Markets were roiled over the course of the month, as US Regulators intervened to shut down Silicon Valley Bank (SVB) and Signature Bank (SBNY) due to concerns over their liquidity. SVBs financial health and solvency were in question as consumers withdrew their deposits, causing the bank to suffer losses on the sale of securities to meet the withdrawals. Despite an unsuccessful attempt to raise equity, SVBs shares plummeted, and the bank was ultimately placed in receivership by the Federal Deposit Insurance Corporation (FDIC), making it the second largest bank failure in US history. SVB was unique in that it had a concentrated deposit base of technology companies, and it did not hedge its interest rate risk within its asset book, a critical error in a year like 2022 where the value of government bonds fell sharply. The impact on markets was compounded by Credit Suisse having to be bought by UBS, in a deal brokered by the Swiss authorities, again due to confidence concerns and deposit withdrawals.

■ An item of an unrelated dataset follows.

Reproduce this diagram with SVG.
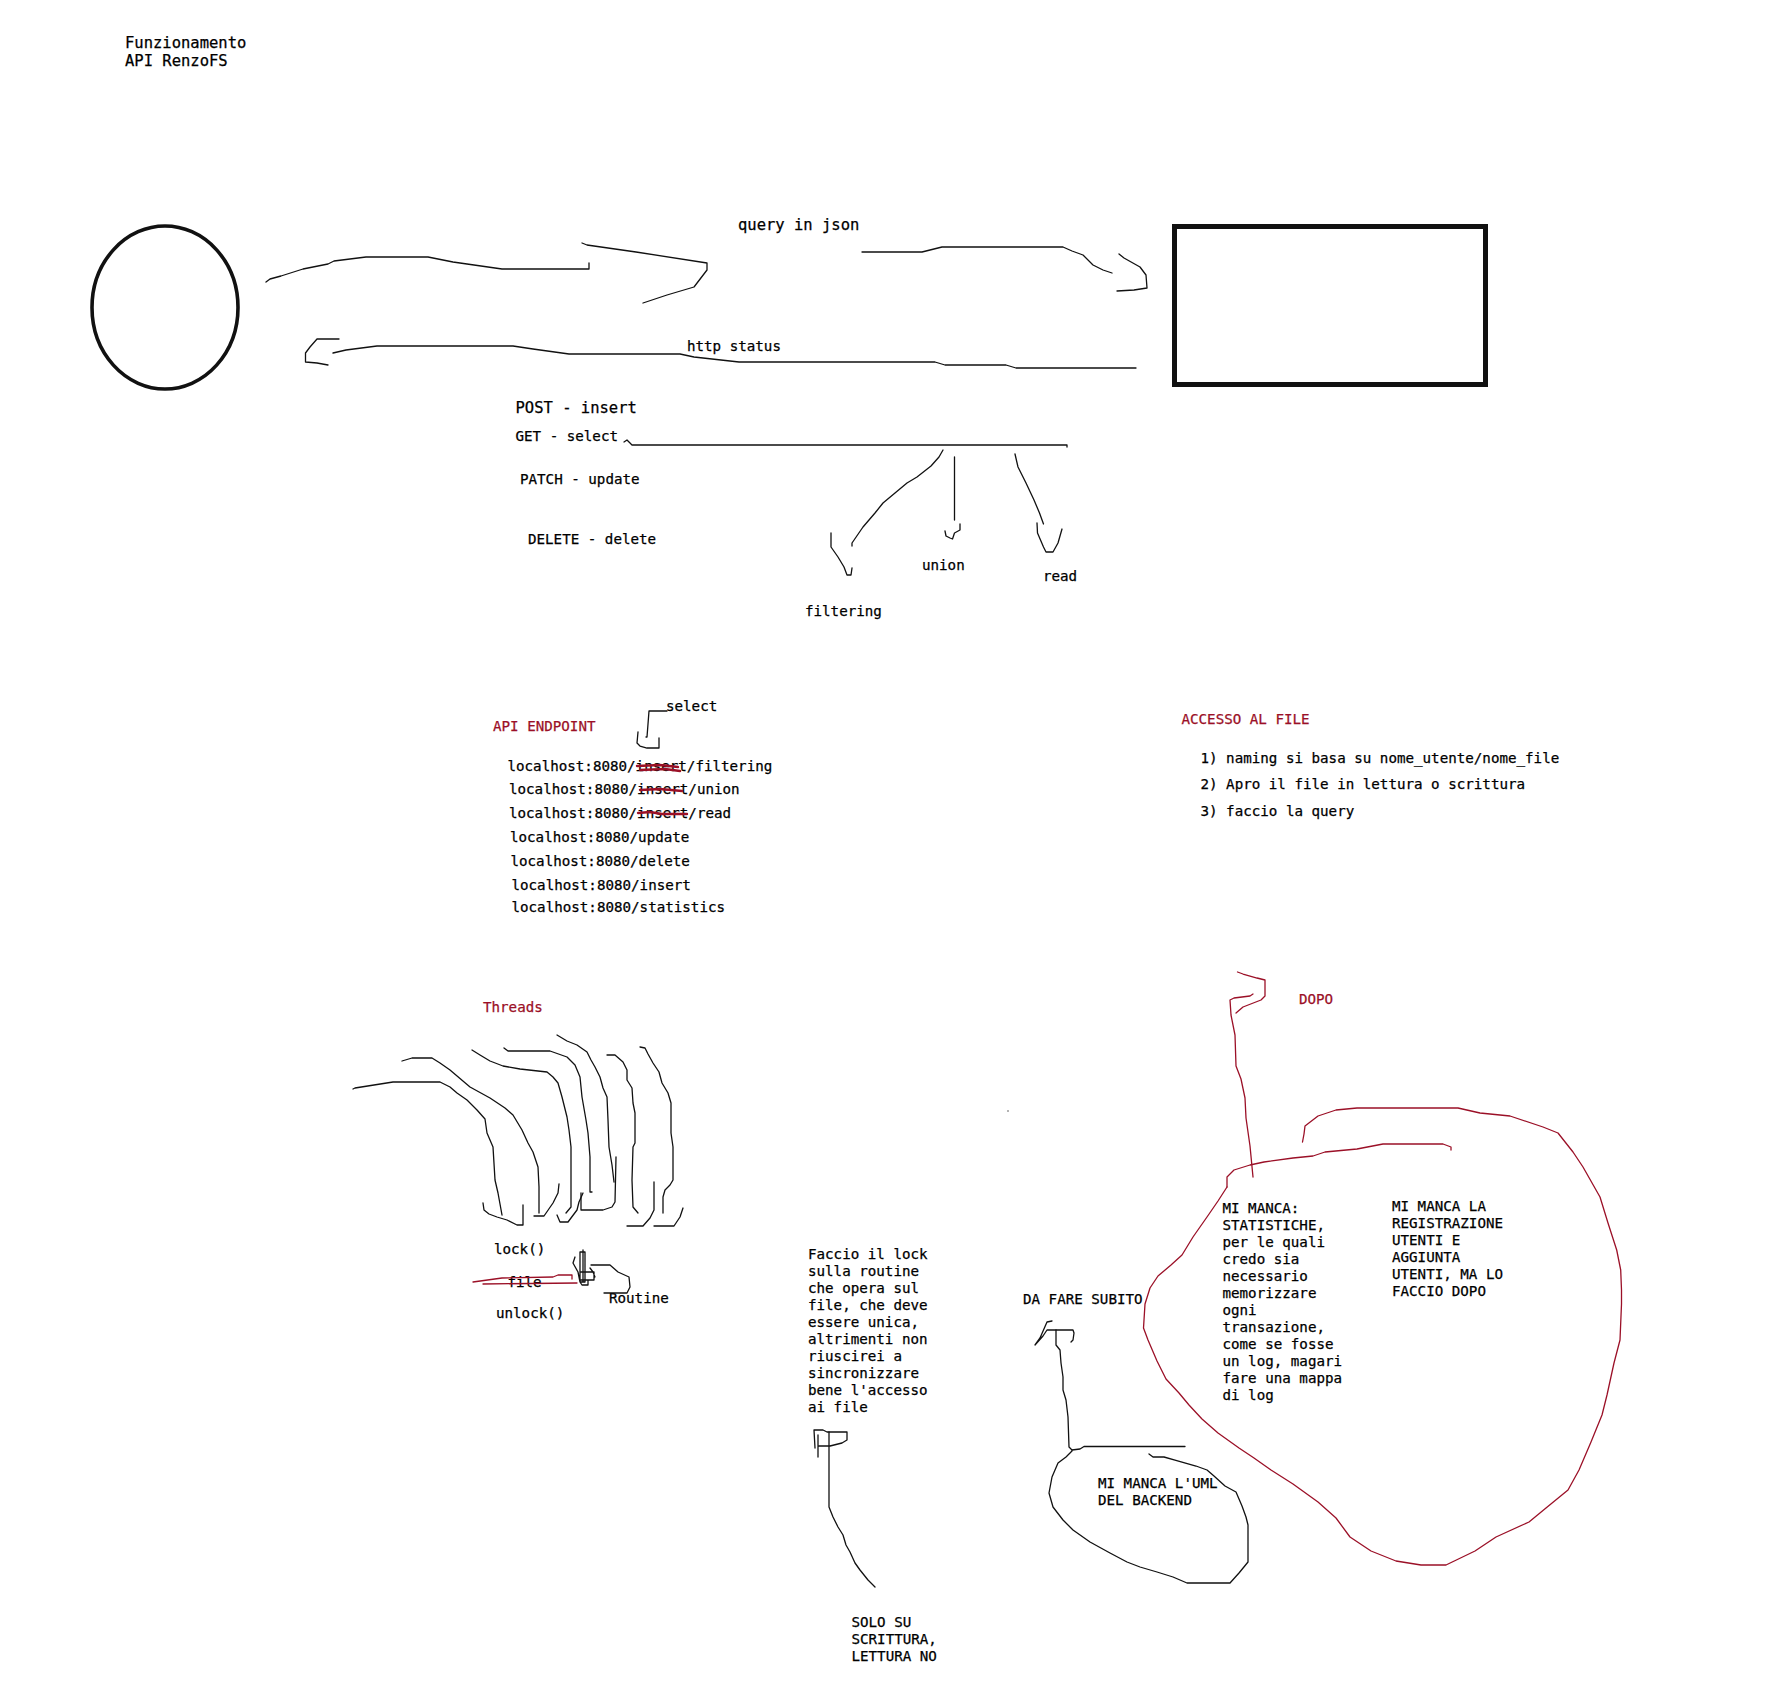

Both of these incidences point to how raising interest rates tightens financial conditions and can cause things in the financial system to ‘break’. Our view is that in the medium-term banks will become more cautious with their loan books, which could lower potential growth in developed market economies. Despite this, equity markets were reasonably resilient, with global equities in Sterling slightly positive over the month. The US was the strongest performing region, with the UK lagging due to its sector composition.
We have moved to become defensive in equity positioning, as our view is that growth concerns will likely continue to materialise as central banks continue their fight against inflation.
Fixed income markets were positive, as markets repriced a lower likelihood of further Federal Reserve rate hikes due to the banking liquidity problems. Within fixed income, our holdings in inflation linked bonds in the UK and the US performed strongly.
Alternatives were slightly weaker over the month; we continue to believe that our holdings in both UK Property and listed Energy assets offer us incredibly attractive discounts to NAV.
Within diversifying assets, holdings in curve steepener trades, which go long and short parts of the yield curve, as well holdings in fixed income relative value strategies performed strongly, as the shape of the yield curve shifted due to growth concerns.